Washington’s tax rate, slashed since 2003 for the industry, is among the lowest in the country for aerospace firms.
Boeing alone saved $230 million on its tax bill in 2018 thanks to the reduced rate. And it has saved $1 billion in tax payments to the state since 2015 based on annual disclosure filings required by the state.
Workers, at least at the companies taking advantage of the incentives, are paid well. On average, workers at Boeing, which numbered 69,800 in 2018, and those at other firms using the tax breaks earned more than $100,000 a year in 2016 and 2017, according to the report.
But the committee’s research staff couldn’t determine whether extending the tax preferences caused leaders of Boeing to choose Washington for its newest jetliner.
And they couldn’t find a clear link between extending the tax breaks and the goal of maintaining and growing the industry.
Washington has the nation’s highest concentration of aerospace companies. The industry’s estimated 86,000 workers here are the most of any state.
The state added 34,500 aerospace jobs from 2003 to 2012, of which 32,400 were at Boeing, according to the report. Then, from 2012 to 2018, Boeing slashed 16,700 jobs, about half of those since the extension of the tax breaks. Overall, in those six years, aerospace employment dropped by 10,800 as hiring at other firms helped offset cuts at Boeing.
The tax preferences might have prevented greater job losses, the report says, if they are the reason Boeing chose to build new planes in Washington rather than in another state. If not, the tax breaks reduced government spending — a result of receiving less tax revenue — and may have contributed to job losses.
Unable to assess if the tax break is spurring job creation, the legislative auditor’s office is recommending the Legislature “clarify its expectations for the level of aerospace employment” associated with them. That could mean setting specific targets to be met.

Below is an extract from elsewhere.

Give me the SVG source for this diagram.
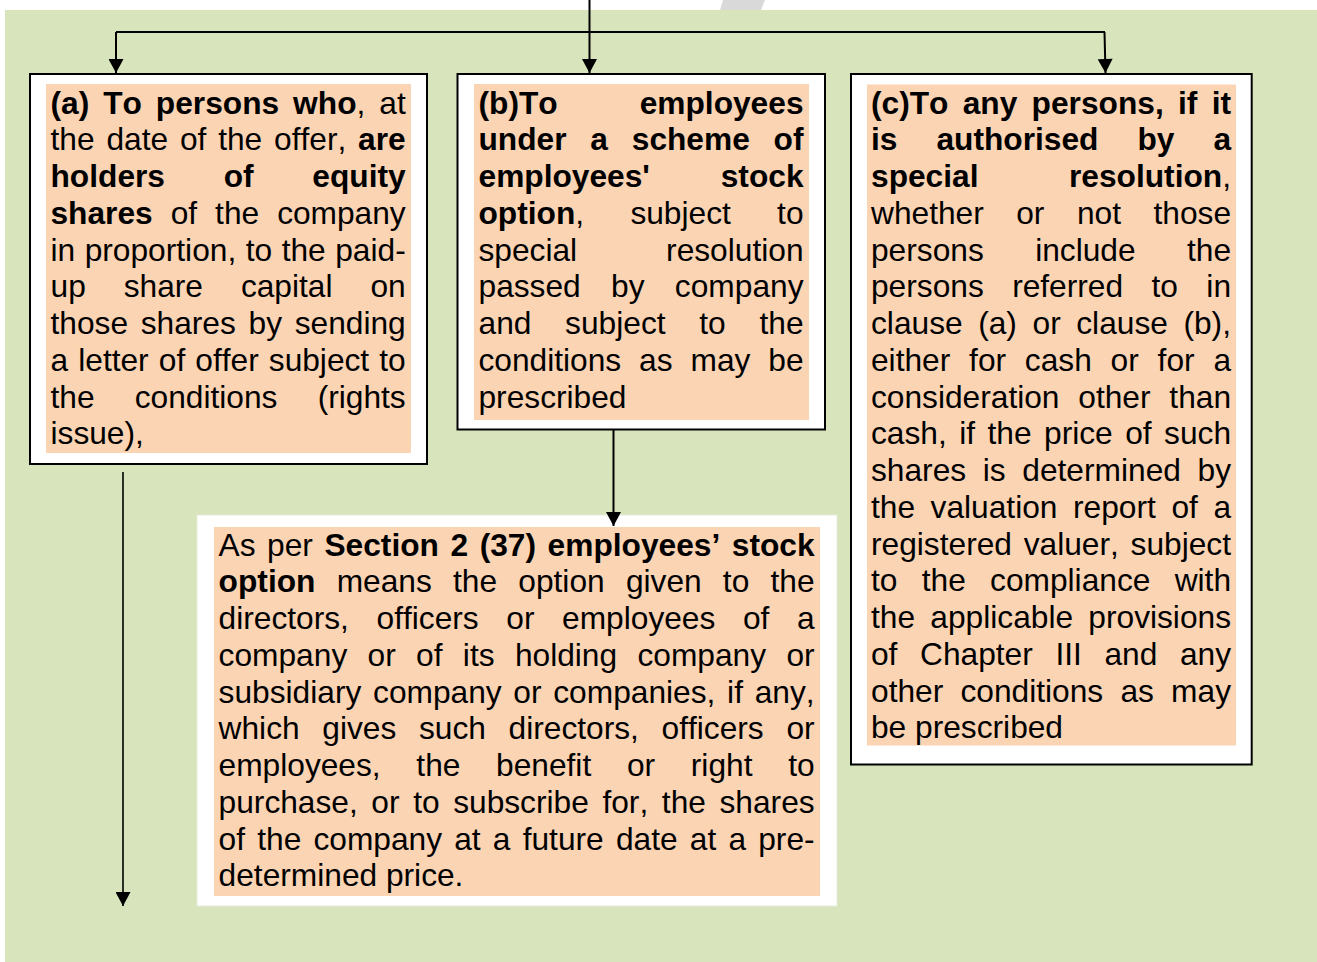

Frustration at the decline in their ranks led leaders of the Society of Professional Engineering Employees in Aerospace (SPEEA) and the Machinists union to try to get terms of the tax incentives revised. Over the course of several legislative sessions, bills were introduced that would have made Boeing pay a higher tax rate if its workforce dropped below certain levels.
No bill ever reached the floor of the House or Senate.